I think serious topics need to be discussed a lot more because the things that cost Americans the most day-to-day are housing, healthcare, and arguably insurance (when it doesn't work for them) - all of these things are "complicated" and it's as if we stop being able to talk about anything substantive anymore as a society. Forget the death of long form journalism, how about longer, serious discussions? Every other person I talk to about these things just doesn't seem to care and it's pretty much "X is hard, let's go shopping" left and right, including from people that are otherwise rather educated and smart. We seem to be too exhausted for whatever reason to learn enough to act rationally, which is rather important for a capitalist system like we have. This tendency goes all sorts of ways from political topics to nonsense like anti-vaxxers and so forth.
Nobody ever liked shopping for insurance. Nobody ever liked trying to find a job.
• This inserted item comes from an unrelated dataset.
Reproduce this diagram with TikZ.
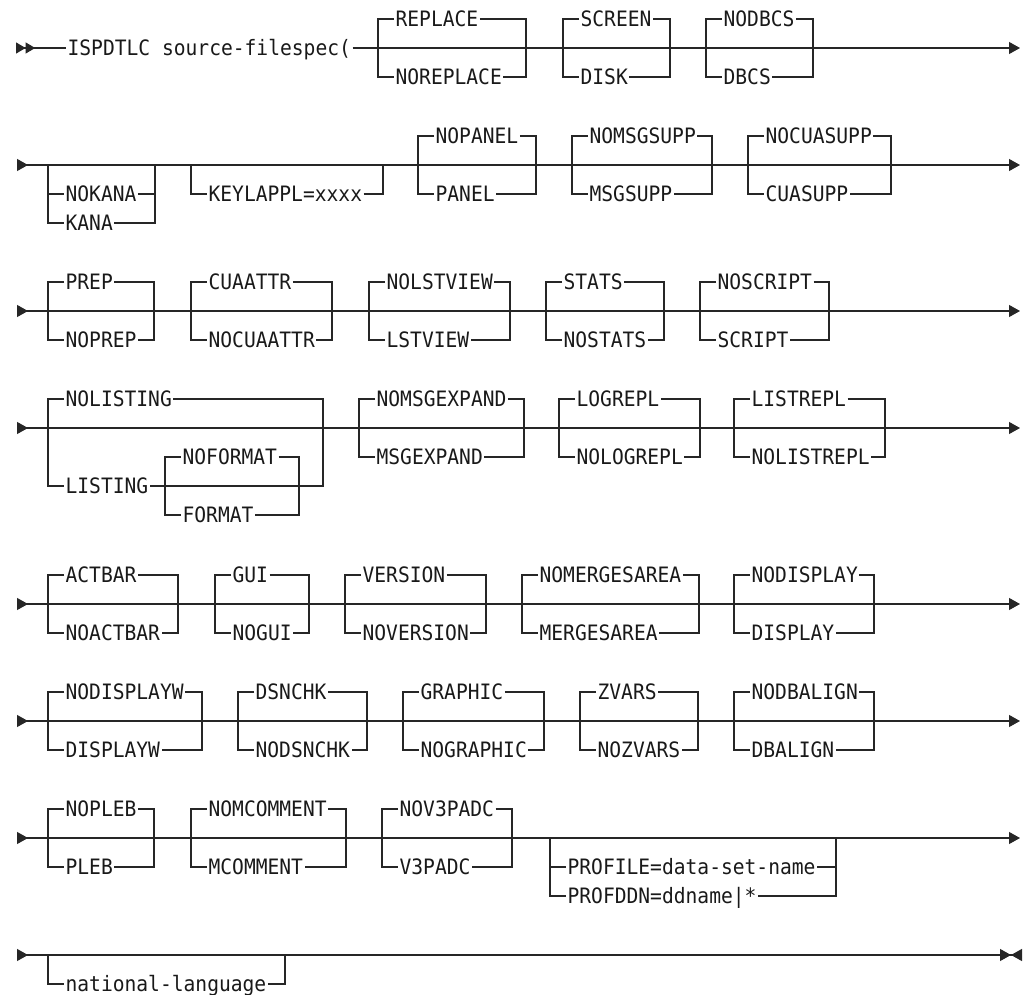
\documentclass[tikz,border=0pt]{standalone}
\usepackage{fontspec}
\newfontfamily\railfont[FakeStretch=0.925]{DejaVu Sans Mono}
\usetikzlibrary{arrows.meta}

\begin{document}
\begin{tikzpicture}[
  x=0.5pt, y=-0.5pt,
  font=\railfont\fontsize{10.6}{12}\selectfont,
  rail/.style={draw=black!85, line width=0.6pt},
  mainline/.style={rail, {Triangle[reversed, length=5.5pt, width=6pt]}-{Triangle[length=5.5pt, width=6pt]}},
  opt/.style={anchor=west, inner sep=0pt, inner xsep=0.6pt, text height=7.7pt, text depth=0pt, text=black!90},
]
\useasboundingbox (0,0) rectangle (1023,995);

\coordinate (s1) at (16,48);
\coordinate (e1) at (1020,48);
\node[opt] (cmd) at (66,48) {ISPDTLC source-filespec(};
\draw[rail, {Triangle[reversed, length=4.8pt, width=5.5pt, sep=0pt] Triangle[reversed, length=4.8pt, width=5.5pt, sep=0pt]}-] (s1) -- (cmd.west);
\draw[rail, -{Triangle[length=5.5pt, width=6pt]}] (cmd.east) -- (e1);

\foreach \r/\y in {2/165, 3/311, 4/428, 5/604, 6/721, 7/838} {
  \coordinate (s\r) at (17,\y);
  \coordinate (e\r) at (1020,\y);
  \draw[mainline] (s\r) -- (e\r);
}
\coordinate (s8) at (17,955);
\coordinate (e8) at (1022,955);
\draw[rail, {Triangle[reversed, length=5.5pt, width=6pt]}-{Triangle[length=5.5pt, width=6pt, sep=0pt] Triangle[reversed, length=5.5pt, width=6pt]}] (s8) -- (e8);

\foreach \nm/\xl/\xr/\y/\up/\dn in {
  rep/378/526/48/REPLACE/NOREPLACE, scr/563/670/48/SCREEN/DISK, dbcs/706/813/48/NODBCS/DBCS,
  pan/418/536/165/NOPANEL/PANEL, msgs/572/712/165/NOMSGSUPP/MSGSUPP, cuas/748/891/165/NOCUASUPP/CUASUPP,
  prep/48/154/311/PREP/NOPREP, cuaa/191/332/311/CUAATTR/NOCUAATTR, lstv/369/510/311/NOLSTVIEW/LSTVIEW,
  stat/546/664/311/STATS/NOSTATS, scrp/700/829/311/NOSCRIPT/SCRIPT,
  msgx/359/524/428/NOMSGEXPAND/MSGEXPAND, logr/559/700/428/LOGREPL/NOLOGREPL, lstr/734/885/428/LISTREPL/NOLISTREPL,
  actb/48/178/604/ACTBAR/NOACTBAR, gui/215/309/604/GUI/NOGUI, vers/345/486/604/VERSION/NOVERSION,
  merg/522/699/604/NOMERGESAREA/MERGESAREA, disp/734/874/604/NODISPLAY/DISPLAY,
  dspw/48/202/721/NODISPLAYW/DISPLAYW, dsn/238/367/721/DSNCHK/NODSNCHK, grph/403/544/721/GRAPHIC/NOGRAPHIC,
  zv/580/698/721/ZVARS/NOZVARS, dbal/734/874/721/NODBALIGN/DBALIGN,
  pleb/48/154/838/NOPLEB/PLEB, mcom/191/346/838/NOMCOMMENT/MCOMMENT, v3p/382/512/838/NOV3PADC/V3PADC} {
  \coordinate (\nm-L) at (\xl,\y);
  \coordinate (\nm-R) at (\xr,\y);
  \node[opt] (\nm-u) at (\xl+16,\y-29) {\up};
  \node[opt] (\nm-d) at (\xl+16,\y+29) {\dn};
  \draw[rail] (\nm-u.west) -| (\nm-L) |- (\nm-d.west);
  \draw[rail] (\nm-u.east) -| (\nm-R) |- (\nm-d.east);
}

\coordinate (kanaL) at (48,165);
\coordinate (kanaR) at (155,165);
\node[opt] (nokana) at (64,194) {NOKANA};
\node[opt] (kana) at (64,223) {KANA};
\draw[rail] (kanaL) |- (kana.west);
\draw[rail] (kanaL |- nokana.west) -- (nokana.west);
\draw[rail] (kana.east) -| (kanaR);
\draw[rail] (nokana.east) -- (kanaR |- nokana.east);

\coordinate (keylL) at (191,165);
\coordinate (keylR) at (383,165);
\node[opt] (keyl) at (207,194) {KEYLAPPL=xxxx};
\draw[rail] (keylL) |- (keyl.west);
\draw[rail] (keyl.east) -| (keylR);

\coordinate (lstL) at (48,428);
\coordinate (lstR) at (323,428);
\coordinate (fmtL) at (165,486);
\coordinate (fmtR) at (299,486);
\node[opt] (nolst) at (64,399) {NOLISTING};
\node[opt] (lst) at (64,486) {LISTING};
\node[opt] (nofmt) at (181,457) {NOFORMAT};
\node[opt] (fmt) at (181,515) {FORMAT};
\draw[rail] (nolst.west) -| (lstL) |- (lst.west);
\draw[rail] (nolst.east) -| (lstR) |- (lst.east);
\draw[rail] (nofmt.west) -| (fmtL) |- (fmt.west);
\draw[rail] (nofmt.east) -| (fmtR) |- (fmt.east);

\coordinate (profL) at (550,838);
\coordinate (profR) at (836,838);
\node[opt] (prof) at (566,867) {PROFILE=data-set-name};
\node[opt] (profdd) at (566,896) {PROFDDN=ddname|*};
\draw[rail] (profL) |- (profdd.west);
\draw[rail] (profL |- prof.west) -- (prof.west);
\draw[rail] (profdd.east) -| (profR);
\draw[rail] (prof.east) -- (profR |- prof.east);

\coordinate (natlL) at (48,955);
\coordinate (natlR) at (285,955);
\node[opt] (natl) at (64,984) {national-language};
\draw[rail] (natlL) |- (natl.west);
\draw[rail] (natl.east) -| (natlR);
\end{tikzpicture}
\end{document}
Nobody ever liked "find a market niche" and "marketing their unique skillset." The Neoliberal fantasy is that all life choices are reducible to consumer decisions, and people love to pull out their spreadsheets and calculators and make those decisions in the most rational way possible, and it just isn't true. We want healthcare, we don't want to shop around for health insurance every single year, terrified that we will die (or be bankrupted) if we make the wrong decision. We want meaningful work, we don't want to negotiate terms on 85 different freelance contracts per year. We want government services, we don't want to stand in line at 87 different agencies and try to understand the difference between SNAP and CANF or the DMV vs the DPS vs the County vs the City. We want a home, we don't want to read the tea-leaves of what the Federal Reserve is doing with interest rates and what the Case-Shiller index says this quarter. We want a good education for our children, not a consumer choice amongst 3 different competing charter schools.
In general, we want to run our lives like people instead of like miniature conglomerates. Peoples' tendency not to want to live like automata is not the problem: the problem is the system they are trapped in which forces them to live as automata.